C’était LA star incontestable de la journée. Les pavés. Aussi redoutés qu’attendus. Premières difficultés de cette 109ème édition. Et les organisateurs n’y sont pas allés de main morte. 11 secteurs au total attendaient nos coureurs, dont 5 totalement inédits. Soit 19,4 km de risque de chute, de crevaison ou de casse. Du jamais vu sur le Tour de France. Un sacré défi acrobatique qui n’a pas manqué de secouer nos coureurs !
Secouée, l’équipe de Départements de France l’a été elle aussi. La patrouille avant la première. Elle qui part chaque jour en éclaireur, plusieurs heures avant le peloton, lorsque tout le monde est encore dans les bras de morphée ou émerge tout juste d’un sommeil profond. Pour elle, c’était l’étape de tous les records : 171 panneaux de signalisation à poser sur 157 km entre Lille et Arenberg. Des rétrécissements, des îlots directionnels, des giratoires… mais rien sur les secteurs pavés ! Et heureusement, sinon il faudrait signaler un danger tous les 10 mètres ! Pas question de toucher aux pavés non plus pour le Gros Léon, en dehors des entrées et des sorties de secteurs, histoire de les laisser « dans leur jus », comme aime le dire l’équipe. C’est précisément ce que veulent les organisateurs du Tour. Que les coureurs s’y cassent les pattes et y mordent la poussière. Car sur les pavés, tout peut arriver. Le pire, comme le meilleur. Les frissons dans l’échine des coureurs. Les étoiles dans les yeux des spectateurs. Et le premier grand écrémage de ce Tour de France.

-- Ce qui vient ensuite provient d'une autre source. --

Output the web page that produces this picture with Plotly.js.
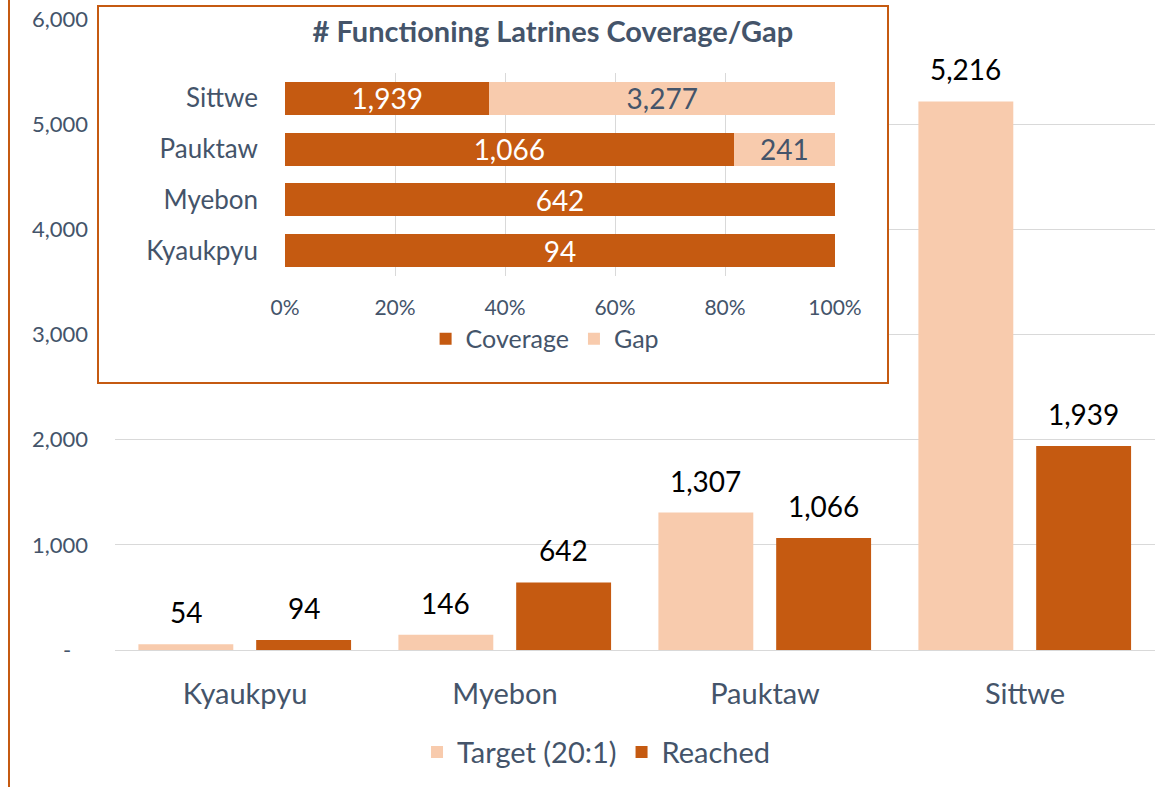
<!DOCTYPE html>
<html>
<head>
<meta charset="utf-8">
<script src="https://cdn.plot.ly/plotly-3.0.1.min.js"></script>
<style>
    body { margin: 0; background: #ffffff; }
    #frameLine { position: absolute; left: 8px; top: 0; width: 2px; height: 787px; background: #C55A11; }
    #mainChart { position: absolute; left: 0; top: 0; width: 1159px; height: 787px; }
    #insetBox {
        position: absolute; left: 97px; top: 5px; width: 792px; height: 379px;
        border: 2px solid #C55A11; box-sizing: border-box; background: #ffffff;
    }
    #insetChart { width: 788px; height: 375px; }
</style>
</head>
<body>
<div id="mainChart"></div>
<div id="frameLine"></div>
<div id="insetBox"><div id="insetChart"></div></div>

<script>
// values
let townships = ["Kyaukpyu", "Myebon", "Pauktaw", "Sittwe"];
let targetLatrines = [54, 146, 1307, 5216];   // Target (20:1)
let reachedLatrines = [94, 642, 1066, 1939];  // Reached
let gapLatrines = [0, 0, 241, 3277];          // Gap shown in the inset

let yTickVals = [0, 1000, 2000, 3000, 4000, 5000, 6000];
let yTickText = ["-\u00a0\u00a0\u00a0", "1,000", "2,000", "3,000", "4,000", "5,000", "6,000"];
let pctTickVals = [0, 20, 40, 60, 80, 100];
let pctTickText = ["0%", "20%", "40%", "60%", "80%", "100%"];

let darkOrange = "#C55A11";
let lightPeach = "#F8CBAD";
let slate = "#44546A";
let gridGrey = "#D9D9D9";
let fontFamily = "Lato, 'Open Sans', sans-serif";

function fmt(n) {
    return n.toLocaleString("en-US");
}

// ---------- main grouped bar chart ----------
let barWidth = 0.365;
let targetOffset = -0.41;
let reachedOffset = 0.043;

let targetTrace = {
    x: townships,
    y: targetLatrines,
    name: "Target (20:1)",
    type: "bar",
    width: barWidth,
    offset: targetOffset,
    marker: { color: lightPeach },
    hoverinfo: "none"
};
let reachedTrace = {
    x: townships,
    y: reachedLatrines,
    name: "Reached",
    type: "bar",
    width: barWidth,
    offset: reachedOffset,
    marker: { color: darkOrange },
    hoverinfo: "none"
};

// value labels above the bars (positioned through the data axes)
let valueLabels = [];
for (let i = 0; i < townships.length; i++) {
    valueLabels.push({
        x: i + targetOffset + barWidth / 2, y: targetLatrines[i],
        text: fmt(targetLatrines[i]), showarrow: false,
        yanchor: "middle", yshift: 32,
        font: { size: 28, color: "#000000", family: fontFamily }
    });
    valueLabels.push({
        x: i + reachedOffset + barWidth / 2, y: reachedLatrines[i],
        text: fmt(reachedLatrines[i]), showarrow: false,
        yanchor: "middle", yshift: 32,
        font: { size: 28, color: "#000000", family: fontFamily }
    });
}

let mainLayout = {
    width: 1159,
    height: 787,
    margin: { l: 115, r: 4, t: 19, b: 137 },
    paper_bgcolor: "#ffffff",
    plot_bgcolor: "#ffffff",
    font: { family: fontFamily, color: slate },
    barmode: "group",
    showlegend: true,
    legend: {
        orientation: "h",
        x: 0.463, xanchor: "center",
        y: -0.162, yanchor: "middle",
        font: { size: 29, color: slate },
        itemclick: false
    },
    xaxis: {
        type: "category",
        range: [-0.5, 3.5],
        showgrid: false,
        showline: false,
        ticks: "",
        tickfont: { size: 29, color: slate },
        ticklabelstandoff: 24
    },
    yaxis: {
        range: [0, 6000],
        tickvals: yTickVals,
        ticktext: yTickText,
        tickfont: { size: 22, color: slate },
        showgrid: true,
        gridcolor: gridGrey,
        gridwidth: 1,
        zeroline: true,
        zerolinecolor: gridGrey,
        showline: false,
        ticks: "",
        ticklabelstandoff: 26
    },
    annotations: valueLabels
};

Plotly.newPlot("mainChart", [targetTrace, reachedTrace], mainLayout, { staticPlot: true });

// ---------- inset: coverage / gap as 100% stacked bars ----------
let coverageTrace = {
    y: townships,
    x: reachedLatrines,
    name: "Coverage",
    type: "bar",
    orientation: "h",
    marker: { color: darkOrange },
    text: reachedLatrines.map(fmt),
    textposition: "inside",
    insidetextanchor: "middle",
    textangle: 0,
    constraintext: "none",
    textfont: { size: 28, color: "#ffffff", family: fontFamily },
    hoverinfo: "none"
};
let gapTrace = {
    y: townships,
    x: gapLatrines,
    name: "Gap",
    type: "bar",
    orientation: "h",
    marker: { color: lightPeach },
    text: gapLatrines.map(function (g) { return g > 0 ? fmt(g) : ""; }),
    textposition: "inside",
    insidetextanchor: "middle",
    textangle: 0,
    constraintext: "none",
    textfont: { size: 28, color: slate, family: fontFamily },
    hoverinfo: "none"
};

let insetLayout = {
    width: 788,
    height: 375,
    margin: { l: 186, r: 52, t: 66, b: 106 },
    paper_bgcolor: "#ffffff",
    plot_bgcolor: "#ffffff",
    font: { family: fontFamily, color: slate },
    barmode: "stack",
    barnorm: "percent",
    bargap: 0.35,
    title: {
        text: "<b># Functioning Latrines Coverage/Gap</b>",
        font: { size: 29, color: slate, family: fontFamily },
        xref: "paper", x: 0.487, xanchor: "center",
        yref: "container", y: 0.933, yanchor: "middle"
    },
    showlegend: true,
    legend: {
        orientation: "h",
        traceorder: "normal",
        x: 0.472, xanchor: "center",
        y: -0.31, yanchor: "middle",
        font: { size: 25, color: slate },
        itemclick: false
    },
    xaxis: {
        range: [0, 100],
        tickvals: pctTickVals,
        ticktext: pctTickText,
        tickfont: { size: 21, color: slate },
        showgrid: true,
        gridcolor: gridGrey,
        zeroline: false,
        showline: false,
        ticks: "",
        ticklabelstandoff: 17
    },
    yaxis: {
        type: "category",
        showgrid: false,
        showline: false,
        ticks: "",
        tickfont: { size: 26, color: slate },
        ticklabelstandoff: 26
    }
};

Plotly.newPlot("insetChart", [coverageTrace, gapTrace], insetLayout, { staticPlot: true });
</script>
</body>
</html>
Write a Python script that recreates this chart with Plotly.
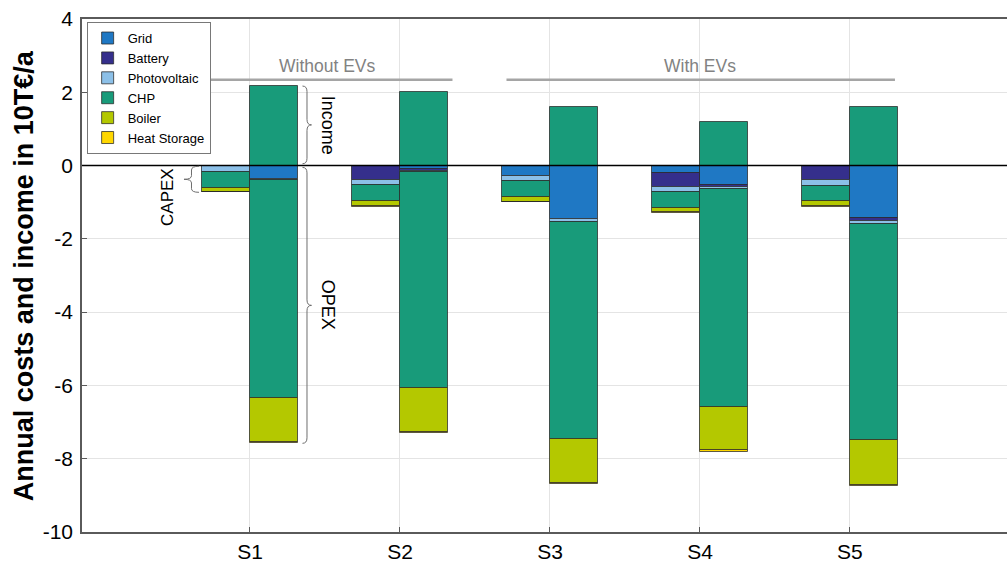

Pour faire durer le plaisir, les concepteurs du parcours avaient inscrit au menu pas moins de 11 secteurs pavés, avec des passages totalement inédits, dont certains ont refait peau neuve pour le passage de la Grande Boucle. Mais le plat de résistance n’est arrivé qu’à mi-parcours, après un départ en douceur à Lille et dans sa métropole. Déjà dans la capitale des Flandres, le pavé narguait le chaland. Surplombant, la foule depuis le char du Département du Nord, il défilait dans la caravane publicitaire pour la première fois au milieu des Haribo, Cochonou, FDJ et autres habitués de longue date !
Seuls quelques géants, croisés sur la route, fièrement exposés par les villageois, pouvaient lui faire un peu d’ombre, et encore. Un simple coup d’œil à leur triste mine figée, donnait envie de poursuivre sa route jusqu’aux secteurs pavés.
Sous les pavés, la peur
C’est d’ailleurs là que s’est agglutinée la foule. Là qu’on a retrouvé l’ambiance du Tour, quelque peu perdue depuis le Danemark. Là, que le public, à la fois enivré par la course et par l’alcool, exultait à quelques centimètres des coureurs, au plus près de l’action.
Jusqu’au bout, l’air fut irrespirable. Jusqu’à la victoire de l’Australien Simon Clarke dans un sprint à l’arraché et au photo finish.
Comme l’avaient prédit les experts, ce Lille-Arenberg a eu son lot de dégâts. Le Belge Wout Van Aert était à ça de perdre son maillot jaune, à 13 secondes très précisément, après une chute à 96km de l’arrivée. Son coéquipier de la Jumbo-Visma, Primoz Roglic a lui aussi goûté au bitume du Nord. Le Slovène s’est luxé l’épaule et a dû la remettre en place tout seul. Quant à Tadej Pogacar, dernier vainqueur du Tour, il a éclaboussé le reste du peloton de son talent.
On en aurait presque oublié la volonté des organisateurs de mettre à l’honneur sur cette étape le passé minier du Nord. Difficile pourtant de rater la mine d’Arenberg et son chevalement, trônant sur la ligne d’arrivée. Silencieux depuis sa fermeture définitive il y a 30 ans, le site est aujourd’hui classé au patrimoine mondial de l’humanité, et entretient la mémoire des dizaines de milliers de « gueules noires » qui ont plongé dans la mine pendant 86 ans.
Après ce bref saut dans le temps, on quitte à nouveau la France pour le 3ème pays de cette édition : la Belgique.